■ **Problem statement**
Set down word for word each line from the start of the listing through the line that contains "plt.rcParams['mathtext.fontset'] = 'stix'", both included.

■ **Recorded information**

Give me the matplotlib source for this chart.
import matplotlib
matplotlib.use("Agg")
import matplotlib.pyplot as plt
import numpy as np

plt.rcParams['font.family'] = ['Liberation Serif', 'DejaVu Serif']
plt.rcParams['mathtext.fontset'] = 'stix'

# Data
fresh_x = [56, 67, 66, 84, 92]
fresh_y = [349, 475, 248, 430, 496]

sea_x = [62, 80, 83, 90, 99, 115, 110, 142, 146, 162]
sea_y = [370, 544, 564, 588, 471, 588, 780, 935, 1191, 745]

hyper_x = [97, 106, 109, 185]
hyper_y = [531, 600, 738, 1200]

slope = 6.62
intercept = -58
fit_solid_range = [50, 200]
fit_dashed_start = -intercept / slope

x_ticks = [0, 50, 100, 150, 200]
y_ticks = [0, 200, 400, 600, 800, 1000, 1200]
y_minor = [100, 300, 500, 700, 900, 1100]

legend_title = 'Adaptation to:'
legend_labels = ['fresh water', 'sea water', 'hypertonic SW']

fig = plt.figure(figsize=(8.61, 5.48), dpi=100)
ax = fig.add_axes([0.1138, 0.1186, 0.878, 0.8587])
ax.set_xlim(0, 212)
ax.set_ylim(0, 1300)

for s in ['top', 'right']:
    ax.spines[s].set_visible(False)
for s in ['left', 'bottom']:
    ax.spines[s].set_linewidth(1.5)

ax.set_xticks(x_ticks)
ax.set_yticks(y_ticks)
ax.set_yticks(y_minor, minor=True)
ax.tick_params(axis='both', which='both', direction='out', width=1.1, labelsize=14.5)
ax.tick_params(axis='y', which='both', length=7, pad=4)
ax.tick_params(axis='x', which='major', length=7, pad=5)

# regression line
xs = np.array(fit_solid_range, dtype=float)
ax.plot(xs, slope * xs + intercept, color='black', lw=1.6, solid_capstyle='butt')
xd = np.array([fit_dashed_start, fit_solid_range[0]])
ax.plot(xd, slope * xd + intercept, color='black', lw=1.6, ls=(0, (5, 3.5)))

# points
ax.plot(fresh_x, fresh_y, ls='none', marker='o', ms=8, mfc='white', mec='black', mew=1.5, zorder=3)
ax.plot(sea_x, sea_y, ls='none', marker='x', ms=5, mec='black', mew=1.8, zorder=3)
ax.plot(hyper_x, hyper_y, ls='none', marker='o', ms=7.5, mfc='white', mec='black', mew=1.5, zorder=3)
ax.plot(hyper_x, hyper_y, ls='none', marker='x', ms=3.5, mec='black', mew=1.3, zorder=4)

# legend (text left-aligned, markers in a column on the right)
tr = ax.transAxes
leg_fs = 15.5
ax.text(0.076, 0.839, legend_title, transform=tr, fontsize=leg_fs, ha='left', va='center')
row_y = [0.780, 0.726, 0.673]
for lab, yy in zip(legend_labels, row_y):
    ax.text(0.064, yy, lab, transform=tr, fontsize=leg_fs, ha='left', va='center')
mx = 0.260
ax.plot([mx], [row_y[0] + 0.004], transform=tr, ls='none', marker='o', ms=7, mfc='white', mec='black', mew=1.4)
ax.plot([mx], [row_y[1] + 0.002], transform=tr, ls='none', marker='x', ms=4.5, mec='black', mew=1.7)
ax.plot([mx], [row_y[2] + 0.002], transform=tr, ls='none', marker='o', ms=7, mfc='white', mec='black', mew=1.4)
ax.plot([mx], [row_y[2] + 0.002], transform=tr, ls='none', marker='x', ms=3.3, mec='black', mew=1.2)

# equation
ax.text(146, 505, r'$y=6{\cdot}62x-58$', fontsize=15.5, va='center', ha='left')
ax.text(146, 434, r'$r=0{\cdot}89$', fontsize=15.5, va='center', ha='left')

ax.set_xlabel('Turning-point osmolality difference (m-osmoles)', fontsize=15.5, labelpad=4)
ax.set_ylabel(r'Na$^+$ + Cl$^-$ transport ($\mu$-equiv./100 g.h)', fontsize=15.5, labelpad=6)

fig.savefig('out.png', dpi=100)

■ **Full solution**
Give me the matplotlib source for this chart.
import matplotlib
matplotlib.use("Agg")
import matplotlib.pyplot as plt
import numpy as np

plt.rcParams['font.family'] = ['Liberation Serif', 'DejaVu Serif']
plt.rcParams['mathtext.fontset'] = 'stix'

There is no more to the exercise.